Although ports have adopted automation more slowly than comparable sectors, notably mining and warehousing, the pace is now starting to accelerate. Automated ports are safer than conventional ones. The number of human-related disruptions falls, and performance becomes more predictable. Yet the up-front capital expenditures are quite high, and the operational challenges—a shortage of capabilities, poor data, siloed operations, and difficulty handling
exceptions—are very significant. A McKinsey survey indicates that while operating expenses decline, so does productivity, and the returns on invested capital are currently lower than the industry norm.
Nonetheless, successful automated ports show that careful planning and management can surmount these difficulties: operating expenses could fall by 25 to 55 percent and productivity could rise by 10 to 35 percent. And in the long run, these investments will lead the way toward a new paradigm—call it Port 4.0—the shift from asset operator to service orchestrator, part of a larger transition to Industry 4.0, or digitally enabled efficiency gains throughout the world economy. Port 4.0 will generate more value for port operators, suppliers, and customers alike, but that value isn’t proportionally distributed across ports and their ecosystems. Innovative business models and forms of collaboration will be required to realize this vision.
The difficult economics of port automation
The first automated container port was developed in Europe in the early 1990s.

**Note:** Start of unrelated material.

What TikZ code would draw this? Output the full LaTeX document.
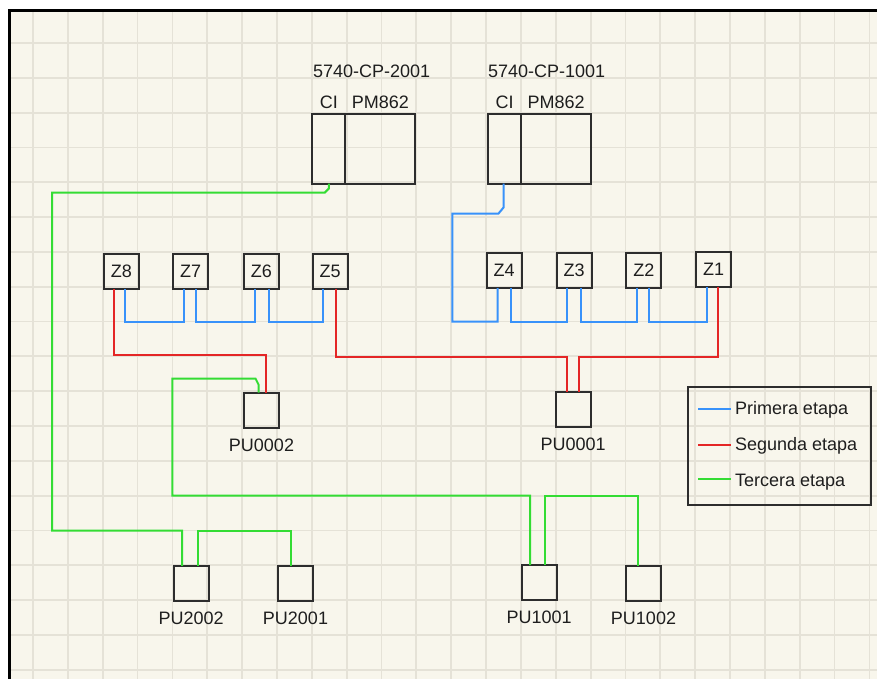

Since then, many ports—more than 20 in the past six years—have installed equipment to automate at least some of the processes in their terminals (see sidebar, “What is port automation?”). Almost 40 partly or fully automated ports now do business in various parts of the world, and the best estimates suggest that at least $10 billion has been invested in such projects.
The momentum will probably accelerate: an additional $10 billion to $15 billion is expected over the next five years.
On the face of it, container ports seem ideal places to automate. The physical environment is structured and predictable. Many activities are repetitive and straightforward. They generate vast amounts of readily collected and processed data.
Better still, the value from automation includes not only cost savings but also performance and safety gains for ports and the companies that do business there.
Nonetheless, ports are moving more slowly than sectors with comparable complexities (Exhibit 1), in part because the economics of automating them haven’t lived up to expectations. In the mining sector, which is also process driven and asset intensive, some early movers in automation have improved costs and productivity by 20 to 40 percent. In the warehousing business, the improvements have been estimated at 10 to 30 percent. Manufacturers of cars and trucks have also successfully automated complex processes, and some of the equipment they use, such as automated guided vehicles and materials-handling robots, are highly relevant for ports.
Yet our recent survey of industry leaders indicates that the real-world performance of most automated ports doesn’t increase sufficiently in every material way. Safety improves, the number of human-related disruptions (such as shift changes) falls significantly, and performance becomes more predictable. But practitioners responding to the survey think that these ports, especially fully automated ones, are generally less productive than their conventional counterparts. The return on invested capital of assets at some automated ports is falling short by up to one percentage point from the industry norm of about 8 percent.
What the research shows
To determine the current status and future outlook of container-terminal automation in the port sector, McKinsey hosted a forum together with the Shanghai International Port Group and conducted a survey in 2017, just before the Port of Shanghai rolled out a fully automated terminal. We collected the responses of more than 40 participants from leading practitioners in the top ports of China, Europe, the Middle East, Singapore, and the United States; global suppliers of automation equipment and software; and experts from academia, port asset-management firms, and shipping companies. More than three-quarters of the participants were senior executives or high-level managers.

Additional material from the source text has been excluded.